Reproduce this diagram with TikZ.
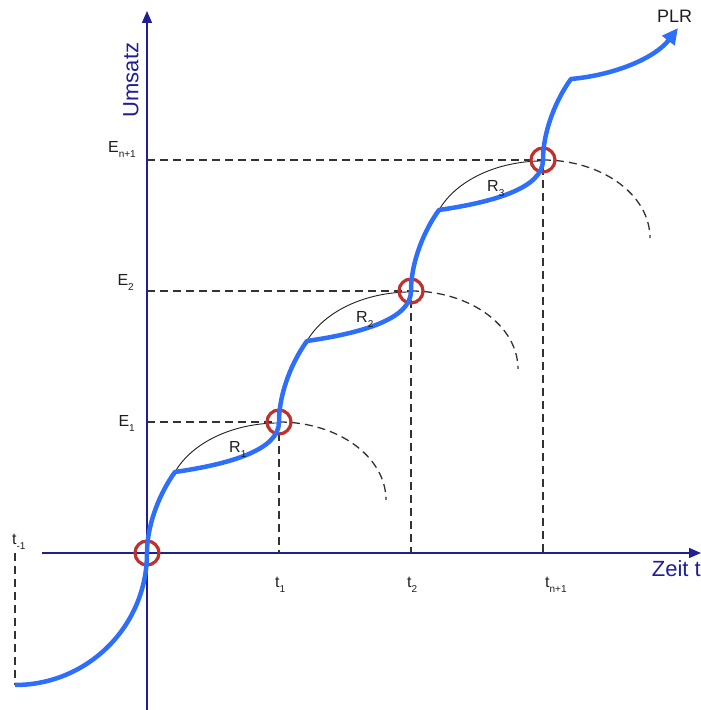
\documentclass[tikz,border=0pt]{standalone}
\usepackage{fontspec}
\setmainfont{Liberation Sans}
\usetikzlibrary{arrows.meta}
\definecolor{axisblue}{RGB}{30,30,150}
\definecolor{curveblue}{RGB}{45,110,250}
\definecolor{ringred}{RGB}{190,50,45}
\definecolor{guide}{RGB}{50,50,50}
\definecolor{txt}{RGB}{30,30,30}
\newcommand{\sublbl}[2]{#1\raisebox{-0.5ex}{\fontsize{10}{10}\selectfont #2}}
\tikzset{
  axisline/.style={draw=axisblue, line width=1.4pt, -{Triangle[length=12pt,width=10pt]}},
  guideline/.style={draw=guide, line width=1.3pt, dash pattern=on 8pt off 5pt},
  thinarc/.style={draw=txt, line width=0.9pt},
  curve/.style={draw=curveblue, line width=4.5pt, line join=round},
  ring/.style={draw=ringred, line width=3.2pt, circle, minimum size=24pt, inner sep=0pt},
  lbl/.style={text=txt, font=\fontsize{16}{18}\selectfont, inner sep=0pt},
  axislbl/.style={text=axisblue, font=\fontsize{22}{24}\selectfont, inner sep=0pt},
}
\begin{document}
\begin{tikzpicture}[x=1pt,y=1pt]
\useasboundingbox (0,0) rectangle (701,710);
% key points
\coordinate (O) at (147,157);
\coordinate (P1) at (279,288);
\coordinate (P2) at (411,419);
\coordinate (P3) at (543,550);
\coordinate (C1) at (175,238);
\coordinate (C2) at (307,369);
\coordinate (C3) at (439,500);
\coordinate (C4) at (571,631);
\coordinate (S) at (15,25);
\coordinate (T) at (678,682);
\coordinate (Tm) at (15,157);
\coordinate (Xs) at (42,157);
\coordinate (Xe) at (701,157);
\coordinate (Ys) at (147,0);
\coordinate (Ye) at (147,699);
\coordinate (A1) at (147,288);
\coordinate (A2) at (147,419);
\coordinate (A3) at (147,550);
\coordinate (B1) at (279,157);
\coordinate (B2) at (411,157);
\coordinate (B3) at (543,157);
% axes
\draw[axisline] (Xs) -- (Xe);
\draw[axisline] (Ys) -- (Ye);
% guide lines
\draw[guideline] (A1) -- (P1) -- (B1);
\draw[guideline] (A2) -- (P2) -- (B2);
\draw[guideline] (A3) -- (P3) -- (B3);
\draw[guideline] (Tm) -- (S);
% dashed arcs
\foreach \p in {P1,P2,P3}{
  \draw[guideline] (\p) arc[start angle=90, end angle=0, x radius=107, y radius=78];
}
% thin arcs
\draw[thinarc] (C1) arc[start angle=158.2, end angle=90, x radius=112, y radius=78];
\draw[thinarc] (C2) arc[start angle=158.2, end angle=90, x radius=112, y radius=78];
\draw[thinarc] (C3) arc[start angle=158.2, end angle=90, x radius=112, y radius=78];
% rings
\node[ring] (r0) at (O) {};
\node[ring] (r1) at (P1) {};
\node[ring] (r2) at (P2) {};
\node[ring] (r3) at (P3) {};
% main curve
\draw[curve, -{Triangle[length=16pt,width=15pt]}] (S) arc[start angle=270, end angle=360, radius=132]
  .. controls +(0,30) and +(-14,-19) .. (C1)
  .. controls +(55,8) and +(0,-28) .. (P1)
  .. controls +(0,30) and +(-14,-19) .. (C2)
  .. controls +(55,8) and +(0,-28) .. (P2)
  .. controls +(0,30) and +(-14,-19) .. (C3)
  .. controls +(55,8) and +(0,-28) .. (P3)
  .. controls +(0,30) and +(-14,-19) .. (C4)
  .. controls +(44,4) and +(-23,-30) .. (T);
% labels
\node[lbl, anchor=base east] (e1) at (135,283) {\sublbl{E}{1}};
\node[lbl, anchor=base east] (e2) at (134,424) {\sublbl{E}{2}};
\node[lbl, anchor=base east] (e3) at (136,557) {\sublbl{E}{n+1}};
\node[lbl, anchor=base west] (t1) at (275,122) {\sublbl{t}{1}};
\node[lbl, anchor=base west] (t2) at (407,122) {\sublbl{t}{2}};
\node[lbl, anchor=base west] (t3) at (545,122) {\sublbl{t}{n+1}};
\node[lbl, anchor=base west] (t0) at (12,165) {\sublbl{t}{-1}};
\node[lbl, anchor=base west] (R1) at (229,257) {\sublbl{R}{1}};
\node[lbl, anchor=base west] (R2) at (356,387) {\sublbl{R}{2}};
\node[lbl, anchor=base west] (R3) at (487,518) {\sublbl{R}{3}};
\node[lbl, anchor=base west, font=\fontsize{18}{20}\selectfont] (plr) at (657,687) {PLR};
\node[axislbl, anchor=base east] (zeit) at (701,133) {Zeit t};
\node[axislbl, rotate=90] (ums) at (131,630) {Umsatz};
\end{tikzpicture}
\end{document}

Prompt: Would you set down the listing exactly, omitting pictures?

Written answer:
Reproduce this diagram with TikZ.
\documentclass[tikz,border=0pt]{standalone}
\usepackage{fontspec}
\setmainfont{Liberation Sans}
\usetikzlibrary{arrows.meta}
\definecolor{axisblue}{RGB}{30,30,150}
\definecolor{curveblue}{RGB}{45,110,250}
\definecolor{ringred}{RGB}{190,50,45}
\definecolor{guide}{RGB}{50,50,50}
\definecolor{txt}{RGB}{30,30,30}
\newcommand{\sublbl}[2]{#1\raisebox{-0.5ex}{\fontsize{10}{10}\selectfont #2}}
\tikzset{
  axisline/.style={draw=axisblue, line width=1.4pt, -{Triangle[length=12pt,width=10pt]}},
  guideline/.style={draw=guide, line width=1.3pt, dash pattern=on 8pt off 5pt},
  thinarc/.style={draw=txt, line width=0.9pt},
  curve/.style={draw=curveblue, line width=4.5pt, line join=round},
  ring/.style={draw=ringred, line width=3.2pt, circle, minimum size=24pt, inner sep=0pt},
  lbl/.style={text=txt, font=\fontsize{16}{18}\selectfont, inner sep=0pt},
  axislbl/.style={text=axisblue, font=\fontsize{22}{24}\selectfont, inner sep=0pt},
}
\begin{document}
\begin{tikzpicture}[x=1pt,y=1pt]
\useasboundingbox (0,0) rectangle (701,710);
% key points
\coordinate (O) at (147,157);
\coordinate (P1) at (279,288);
\coordinate (P2) at (411,419);
\coordinate (P3) at (543,550);
\coordinate (C1) at (175,238);
\coordinate (C2) at (307,369);
\coordinate (C3) at (439,500);
\coordinate (C4) at (571,631);
\coordinate (S) at (15,25);
\coordinate (T) at (678,682);
\coordinate (Tm) at (15,157);
\coordinate (Xs) at (42,157);
\coordinate (Xe) at (701,157);
\coordinate (Ys) at (147,0);
\coordinate (Ye) at (147,699);
\coordinate (A1) at (147,288);
\coordinate (A2) at (147,419);
\coordinate (A3) at (147,550);
\coordinate (B1) at (279,157);
\coordinate (B2) at (411,157);
\coordinate (B3) at (543,157);
% axes
\draw[axisline] (Xs) -- (Xe);
\draw[axisline] (Ys) -- (Ye);
% guide lines
\draw[guideline] (A1) -- (P1) -- (B1);
\draw[guideline] (A2) -- (P2) -- (B2);
\draw[guideline] (A3) -- (P3) -- (B3);
\draw[guideline] (Tm) -- (S);
% dashed arcs
\foreach \p in {P1,P2,P3}{
  \draw[guideline] (\p) arc[start angle=90, end angle=0, x radius=107, y radius=78];
}
% thin arcs
\draw[thinarc] (C1) arc[start angle=158.2, end angle=90, x radius=112, y radius=78];
\draw[thinarc] (C2) arc[start angle=158.2, end angle=90, x radius=112, y radius=78];
\draw[thinarc] (C3) arc[start angle=158.2, end angle=90, x radius=112, y radius=78];
% rings
\node[ring] (r0) at (O) {};
\node[ring] (r1) at (P1) {};
\node[ring] (r2) at (P2) {};
\node[ring] (r3) at (P3) {};
% main curve
\draw[curve, -{Triangle[length=16pt,width=15pt]}] (S) arc[start angle=270, end angle=360, radius=132]
  .. controls +(0,30) and +(-14,-19) .. (C1)
  .. controls +(55,8) and +(0,-28) .. (P1)
  .. controls +(0,30) and +(-14,-19) .. (C2)
  .. controls +(55,8) and +(0,-28) .. (P2)
  .. controls +(0,30) and +(-14,-19) .. (C3)
  .. controls +(55,8) and +(0,-28) .. (P3)
  .. controls +(0,30) and +(-14,-19) .. (C4)
  .. controls +(44,4) and +(-23,-30) .. (T);
% labels
\node[lbl, anchor=base east] (e1) at (135,283) {\sublbl{E}{1}};
\node[lbl, anchor=base east] (e2) at (134,424) {\sublbl{E}{2}};
\node[lbl, anchor=base east] (e3) at (136,557) {\sublbl{E}{n+1}};
\node[lbl, anchor=base west] (t1) at (275,122) {\sublbl{t}{1}};
\node[lbl, anchor=base west] (t2) at (407,122) {\sublbl{t}{2}};
\node[lbl, anchor=base west] (t3) at (545,122) {\sublbl{t}{n+1}};
\node[lbl, anchor=base west] (t0) at (12,165) {\sublbl{t}{-1}};
\node[lbl, anchor=base west] (R1) at (229,257) {\sublbl{R}{1}};
\node[lbl, anchor=base west] (R2) at (356,387) {\sublbl{R}{2}};
\node[lbl, anchor=base west] (R3) at (487,518) {\sublbl{R}{3}};
\node[lbl, anchor=base west, font=\fontsize{18}{20}\selectfont] (plr) at (657,687) {PLR};
\node[axislbl, anchor=base east] (zeit) at (701,133) {Zeit t};
\node[axislbl, rotate=90] (ums) at (131,630) {Umsatz};
\end{tikzpicture}
\end{document}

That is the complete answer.